3. サツマイモの繊維に沿って、1cm程の厚さに切ります。
4. 重ならないようにざるや干しカゴに並べて、半日~1日間天日干しにします。
5. 半乾きの状態で完成です!味見しながらお好みの乾かし状態に仕上げましょう。
おやつにおすすめ!~干しカボチャ
干しいもは有名ですが、サツマイモと同じくらい甘くて美味しいカボチャも干したら美味しいかも?という思いから、カボチャも同じ様に干してみました。
1. カボチャを洗い、サツマイモと同じように蒸し器で蒸し、1cm程の厚さに切ります。
2. 重ならないようにざるや干しカゴに並べて、半日~1日間天日干しにします。
3. 半乾きの状態で完成です!味見しながらお好みの乾かし状態に仕上げましょう。
干しゴボウで作るゴボウ茶
ゴボウ茶は野菜のゴボウから作るお茶です。季節の変わり目で体調を崩しそうなとき、滋養のあるゴボウで作ったお茶で体を温めてくださいね。
ゴボウ茶の作り方
1. 天日干しで乾燥させて、干しゴボウを作ります(詳しくはゴボウの箇所をご覧ください)。

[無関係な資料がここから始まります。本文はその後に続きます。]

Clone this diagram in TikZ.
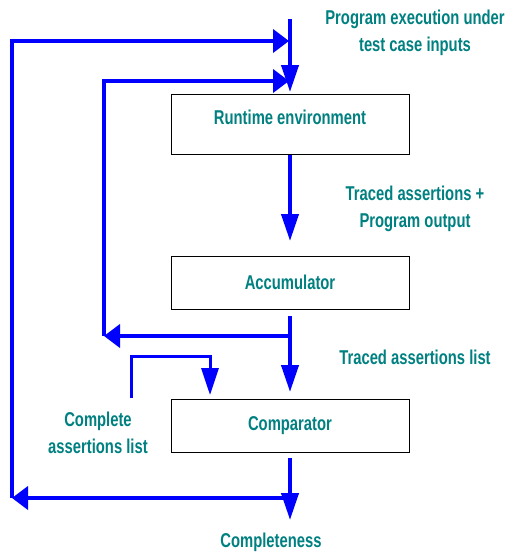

2. フライパンで干しゴボウを焦がさないように焙煎しましょう。ここでしっかり乾煎り(からいり)することで、お茶の風味が増します(焙煎が足りないと、茹でたゴボウの汁の味になります)。
3. 湿気を避けて保存し、早めに消費しましょう。
ゴボウ茶の入れ方(淹れ方)
では、さっそくゴボウ茶を飲みましょう!作る量によって、ティーポットまたはヤカンで入れるか選びましょう。
ティーポット
1.ゴボウ茶を2gほど用意します。量はお好みで構いません。
2. ティーポットにゴボウ茶を入れ、沸騰したお湯を150㏄ほど注ぎます。
3. 2~3分蒸らしたら飲み頃です。
やかんで煮出す
illustration:小野寺 葉月
やかんに1Lほどの水を入れ、ゴボウ茶を2g位入れ、お好みの濃さになるまで煮出します。
ゴボウ茶の茶殻も食べましょう!
美味しいゴボウ茶を楽しんだ後の茶殻は捨ててしまいますか?
ちょっと待って!
ゴボウ茶の茶殻は食物繊維の宝庫です。味付けをしてお料理に再利用しましょう。「きんぴらごぼう」や「つくだ煮」、小麦粉をまぶして油で揚げ「ゴボウチップス」としておやつにもなります。
▼その他の楽しめるお茶ならコチラ
いかがでしたか?
昔の人の保存食としての干し野菜ですが、今も色あせることなく食生活を豊かにしてくれます。干しカゴは100均でも売っていますので、気軽に始められそうですね。みなさんも干し野菜をぜひ作ってみてくださいね。